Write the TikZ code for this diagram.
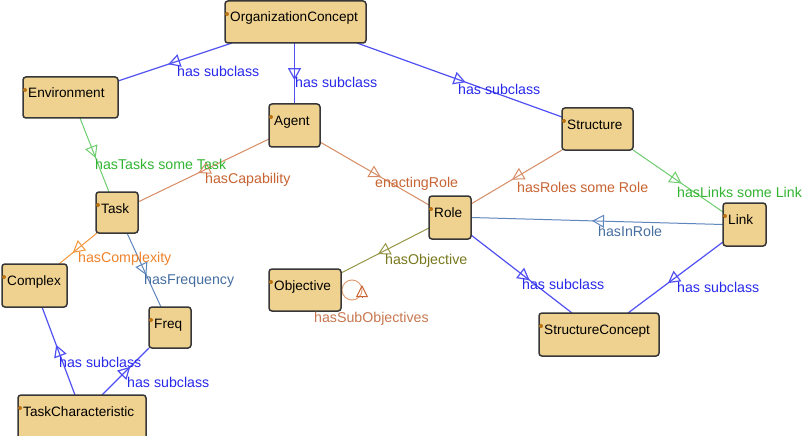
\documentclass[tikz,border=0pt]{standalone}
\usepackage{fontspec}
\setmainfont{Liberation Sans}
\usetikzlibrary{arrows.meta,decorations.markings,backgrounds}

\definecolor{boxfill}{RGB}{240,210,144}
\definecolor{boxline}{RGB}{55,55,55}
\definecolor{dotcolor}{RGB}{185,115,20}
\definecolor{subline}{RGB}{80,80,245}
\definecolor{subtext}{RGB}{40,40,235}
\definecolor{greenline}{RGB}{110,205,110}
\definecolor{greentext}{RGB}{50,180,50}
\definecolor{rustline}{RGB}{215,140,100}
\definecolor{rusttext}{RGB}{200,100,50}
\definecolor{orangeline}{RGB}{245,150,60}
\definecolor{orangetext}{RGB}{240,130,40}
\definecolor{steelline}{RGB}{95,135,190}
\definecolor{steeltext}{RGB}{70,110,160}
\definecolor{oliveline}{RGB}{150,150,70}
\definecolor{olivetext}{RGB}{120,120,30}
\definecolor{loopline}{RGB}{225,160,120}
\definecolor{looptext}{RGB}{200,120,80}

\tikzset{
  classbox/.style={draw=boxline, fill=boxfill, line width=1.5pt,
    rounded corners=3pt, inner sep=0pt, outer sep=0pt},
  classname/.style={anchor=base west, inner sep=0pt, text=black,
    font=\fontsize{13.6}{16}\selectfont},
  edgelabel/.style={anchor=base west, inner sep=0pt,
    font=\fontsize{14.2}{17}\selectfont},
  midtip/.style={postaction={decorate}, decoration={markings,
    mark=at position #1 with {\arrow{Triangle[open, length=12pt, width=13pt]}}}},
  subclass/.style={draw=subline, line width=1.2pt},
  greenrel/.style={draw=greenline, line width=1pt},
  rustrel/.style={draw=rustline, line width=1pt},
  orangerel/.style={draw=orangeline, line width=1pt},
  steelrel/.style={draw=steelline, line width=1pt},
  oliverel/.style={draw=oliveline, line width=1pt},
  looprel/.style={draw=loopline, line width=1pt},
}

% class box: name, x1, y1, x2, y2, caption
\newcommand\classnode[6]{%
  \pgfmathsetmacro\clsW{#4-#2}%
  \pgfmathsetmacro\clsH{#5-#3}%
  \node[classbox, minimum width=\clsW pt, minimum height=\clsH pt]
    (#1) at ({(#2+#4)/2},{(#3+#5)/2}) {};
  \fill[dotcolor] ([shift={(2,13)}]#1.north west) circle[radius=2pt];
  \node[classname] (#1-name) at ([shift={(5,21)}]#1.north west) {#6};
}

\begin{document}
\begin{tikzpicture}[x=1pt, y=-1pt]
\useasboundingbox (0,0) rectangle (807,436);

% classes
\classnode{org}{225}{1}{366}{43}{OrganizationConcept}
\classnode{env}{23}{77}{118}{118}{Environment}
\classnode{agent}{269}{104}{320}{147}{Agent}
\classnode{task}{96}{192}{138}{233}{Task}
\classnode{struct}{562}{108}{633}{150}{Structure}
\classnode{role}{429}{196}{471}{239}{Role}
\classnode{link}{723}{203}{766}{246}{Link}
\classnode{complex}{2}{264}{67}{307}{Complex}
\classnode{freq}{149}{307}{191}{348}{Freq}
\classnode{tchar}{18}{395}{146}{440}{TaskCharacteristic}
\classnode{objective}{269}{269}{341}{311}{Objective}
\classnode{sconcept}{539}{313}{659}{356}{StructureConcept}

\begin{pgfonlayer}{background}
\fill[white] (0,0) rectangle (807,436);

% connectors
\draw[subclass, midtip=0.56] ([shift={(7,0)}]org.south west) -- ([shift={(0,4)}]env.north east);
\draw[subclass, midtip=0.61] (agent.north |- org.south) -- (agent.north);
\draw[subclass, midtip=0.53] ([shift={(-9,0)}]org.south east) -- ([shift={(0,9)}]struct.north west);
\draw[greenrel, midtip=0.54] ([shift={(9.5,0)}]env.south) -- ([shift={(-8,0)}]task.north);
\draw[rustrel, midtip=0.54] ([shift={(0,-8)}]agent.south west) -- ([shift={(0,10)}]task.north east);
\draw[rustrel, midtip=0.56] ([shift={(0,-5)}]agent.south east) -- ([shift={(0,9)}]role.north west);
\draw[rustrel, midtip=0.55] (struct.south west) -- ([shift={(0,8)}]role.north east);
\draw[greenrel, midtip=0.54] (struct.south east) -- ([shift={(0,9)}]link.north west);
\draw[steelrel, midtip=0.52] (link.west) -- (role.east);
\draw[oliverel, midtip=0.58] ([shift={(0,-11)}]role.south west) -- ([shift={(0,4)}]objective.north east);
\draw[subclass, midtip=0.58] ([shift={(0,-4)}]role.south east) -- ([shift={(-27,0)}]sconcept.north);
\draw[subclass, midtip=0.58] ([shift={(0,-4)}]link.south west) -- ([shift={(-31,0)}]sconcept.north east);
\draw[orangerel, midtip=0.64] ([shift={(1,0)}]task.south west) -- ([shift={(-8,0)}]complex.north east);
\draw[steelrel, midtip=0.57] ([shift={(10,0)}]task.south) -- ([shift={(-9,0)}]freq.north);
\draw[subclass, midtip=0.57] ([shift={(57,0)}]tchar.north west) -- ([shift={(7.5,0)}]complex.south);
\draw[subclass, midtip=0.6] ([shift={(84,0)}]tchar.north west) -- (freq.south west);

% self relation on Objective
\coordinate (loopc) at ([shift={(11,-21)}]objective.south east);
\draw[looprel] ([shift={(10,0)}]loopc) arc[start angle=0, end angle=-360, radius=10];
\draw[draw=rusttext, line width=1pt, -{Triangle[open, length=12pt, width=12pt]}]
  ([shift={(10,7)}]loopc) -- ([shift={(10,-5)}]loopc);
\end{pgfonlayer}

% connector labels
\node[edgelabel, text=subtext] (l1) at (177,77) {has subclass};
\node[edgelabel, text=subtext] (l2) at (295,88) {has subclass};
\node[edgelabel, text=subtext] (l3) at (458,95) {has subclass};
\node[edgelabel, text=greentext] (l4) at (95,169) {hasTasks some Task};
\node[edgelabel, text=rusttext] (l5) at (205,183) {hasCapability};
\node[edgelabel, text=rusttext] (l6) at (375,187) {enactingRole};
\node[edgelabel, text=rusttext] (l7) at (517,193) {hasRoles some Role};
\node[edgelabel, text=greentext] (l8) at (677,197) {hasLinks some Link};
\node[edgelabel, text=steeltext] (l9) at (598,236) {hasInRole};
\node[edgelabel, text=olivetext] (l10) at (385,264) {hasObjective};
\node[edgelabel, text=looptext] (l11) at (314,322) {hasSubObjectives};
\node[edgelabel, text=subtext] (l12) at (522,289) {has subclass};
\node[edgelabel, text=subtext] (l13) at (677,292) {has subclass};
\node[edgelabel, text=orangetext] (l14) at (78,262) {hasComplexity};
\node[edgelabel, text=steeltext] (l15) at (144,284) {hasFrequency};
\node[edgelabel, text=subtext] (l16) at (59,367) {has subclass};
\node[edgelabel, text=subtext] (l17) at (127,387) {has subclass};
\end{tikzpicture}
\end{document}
————
Stated task:
Pictures are excluded; output everything else in the data verbatim.

Written reply:
Write the TikZ code for this diagram.
\documentclass[tikz,border=0pt]{standalone}
\usepackage{fontspec}
\setmainfont{Liberation Sans}
\usetikzlibrary{arrows.meta,decorations.markings,backgrounds}

\definecolor{boxfill}{RGB}{240,210,144}
\definecolor{boxline}{RGB}{55,55,55}
\definecolor{dotcolor}{RGB}{185,115,20}
\definecolor{subline}{RGB}{80,80,245}
\definecolor{subtext}{RGB}{40,40,235}
\definecolor{greenline}{RGB}{110,205,110}
\definecolor{greentext}{RGB}{50,180,50}
\definecolor{rustline}{RGB}{215,140,100}
\definecolor{rusttext}{RGB}{200,100,50}
\definecolor{orangeline}{RGB}{245,150,60}
\definecolor{orangetext}{RGB}{240,130,40}
\definecolor{steelline}{RGB}{95,135,190}
\definecolor{steeltext}{RGB}{70,110,160}
\definecolor{oliveline}{RGB}{150,150,70}
\definecolor{olivetext}{RGB}{120,120,30}
\definecolor{loopline}{RGB}{225,160,120}
\definecolor{looptext}{RGB}{200,120,80}

\tikzset{
  classbox/.style={draw=boxline, fill=boxfill, line width=1.5pt,
    rounded corners=3pt, inner sep=0pt, outer sep=0pt},
  classname/.style={anchor=base west, inner sep=0pt, text=black,
    font=\fontsize{13.6}{16}\selectfont},
  edgelabel/.style={anchor=base west, inner sep=0pt,
    font=\fontsize{14.2}{17}\selectfont},
  midtip/.style={postaction={decorate}, decoration={markings,
    mark=at position #1 with {\arrow{Triangle[open, length=12pt, width=13pt]}}}},
  subclass/.style={draw=subline, line width=1.2pt},
  greenrel/.style={draw=greenline, line width=1pt},
  rustrel/.style={draw=rustline, line width=1pt},
  orangerel/.style={draw=orangeline, line width=1pt},
  steelrel/.style={draw=steelline, line width=1pt},
  oliverel/.style={draw=oliveline, line width=1pt},
  looprel/.style={draw=loopline, line width=1pt},
}

% class box: name, x1, y1, x2, y2, caption
\newcommand\classnode[6]{%
  \pgfmathsetmacro\clsW{#4-#2}%
  \pgfmathsetmacro\clsH{#5-#3}%
  \node[classbox, minimum width=\clsW pt, minimum height=\clsH pt]
    (#1) at ({(#2+#4)/2},{(#3+#5)/2}) {};
  \fill[dotcolor] ([shift={(2,13)}]#1.north west) circle[radius=2pt];
  \node[classname] (#1-name) at ([shift={(5,21)}]#1.north west) {#6};
}

\begin{document}
\begin{tikzpicture}[x=1pt, y=-1pt]
\useasboundingbox (0,0) rectangle (807,436);

% classes
\classnode{org}{225}{1}{366}{43}{OrganizationConcept}
\classnode{env}{23}{77}{118}{118}{Environment}
\classnode{agent}{269}{104}{320}{147}{Agent}
\classnode{task}{96}{192}{138}{233}{Task}
\classnode{struct}{562}{108}{633}{150}{Structure}
\classnode{role}{429}{196}{471}{239}{Role}
\classnode{link}{723}{203}{766}{246}{Link}
\classnode{complex}{2}{264}{67}{307}{Complex}
\classnode{freq}{149}{307}{191}{348}{Freq}
\classnode{tchar}{18}{395}{146}{440}{TaskCharacteristic}
\classnode{objective}{269}{269}{341}{311}{Objective}
\classnode{sconcept}{539}{313}{659}{356}{StructureConcept}

\begin{pgfonlayer}{background}
\fill[white] (0,0) rectangle (807,436);

% connectors
\draw[subclass, midtip=0.56] ([shift={(7,0)}]org.south west) -- ([shift={(0,4)}]env.north east);
\draw[subclass, midtip=0.61] (agent.north |- org.south) -- (agent.north);
\draw[subclass, midtip=0.53] ([shift={(-9,0)}]org.south east) -- ([shift={(0,9)}]struct.north west);
\draw[greenrel, midtip=0.54] ([shift={(9.5,0)}]env.south) -- ([shift={(-8,0)}]task.north);
\draw[rustrel, midtip=0.54] ([shift={(0,-8)}]agent.south west) -- ([shift={(0,10)}]task.north east);
\draw[rustrel, midtip=0.56] ([shift={(0,-5)}]agent.south east) -- ([shift={(0,9)}]role.north west);
\draw[rustrel, midtip=0.55] (struct.south west) -- ([shift={(0,8)}]role.north east);
\draw[greenrel, midtip=0.54] (struct.south east) -- ([shift={(0,9)}]link.north west);
\draw[steelrel, midtip=0.52] (link.west) -- (role.east);
\draw[oliverel, midtip=0.58] ([shift={(0,-11)}]role.south west) -- ([shift={(0,4)}]objective.north east);
\draw[subclass, midtip=0.58] ([shift={(0,-4)}]role.south east) -- ([shift={(-27,0)}]sconcept.north);
\draw[subclass, midtip=0.58] ([shift={(0,-4)}]link.south west) -- ([shift={(-31,0)}]sconcept.north east);
\draw[orangerel, midtip=0.64] ([shift={(1,0)}]task.south west) -- ([shift={(-8,0)}]complex.north east);
\draw[steelrel, midtip=0.57] ([shift={(10,0)}]task.south) -- ([shift={(-9,0)}]freq.north);
\draw[subclass, midtip=0.57] ([shift={(57,0)}]tchar.north west) -- ([shift={(7.5,0)}]complex.south);
\draw[subclass, midtip=0.6] ([shift={(84,0)}]tchar.north west) -- (freq.south west);

% self relation on Objective
\coordinate (loopc) at ([shift={(11,-21)}]objective.south east);
\draw[looprel] ([shift={(10,0)}]loopc) arc[start angle=0, end angle=-360, radius=10];
\draw[draw=rusttext, line width=1pt, -{Triangle[open, length=12pt, width=12pt]}]
  ([shift={(10,7)}]loopc) -- ([shift={(10,-5)}]loopc);
\end{pgfonlayer}

% connector labels
\node[edgelabel, text=subtext] (l1) at (177,77) {has subclass};
\node[edgelabel, text=subtext] (l2) at (295,88) {has subclass};
\node[edgelabel, text=subtext] (l3) at (458,95) {has subclass};
\node[edgelabel, text=greentext] (l4) at (95,169) {hasTasks some Task};
\node[edgelabel, text=rusttext] (l5) at (205,183) {hasCapability};
\node[edgelabel, text=rusttext] (l6) at (375,187) {enactingRole};
\node[edgelabel, text=rusttext] (l7) at (517,193) {hasRoles some Role};
\node[edgelabel, text=greentext] (l8) at (677,197) {hasLinks some Link};
\node[edgelabel, text=steeltext] (l9) at (598,236) {hasInRole};
\node[edgelabel, text=olivetext] (l10) at (385,264) {hasObjective};
\node[edgelabel, text=looptext] (l11) at (314,322) {hasSubObjectives};
\node[edgelabel, text=subtext] (l12) at (522,289) {has subclass};
\node[edgelabel, text=subtext] (l13) at (677,292) {has subclass};
\node[edgelabel, text=orangetext] (l14) at (78,262) {hasComplexity};
\node[edgelabel, text=steeltext] (l15) at (144,284) {hasFrequency};
\node[edgelabel, text=subtext] (l16) at (59,367) {has subclass};
\node[edgelabel, text=subtext] (l17) at (127,387) {has subclass};
\end{tikzpicture}
\end{document}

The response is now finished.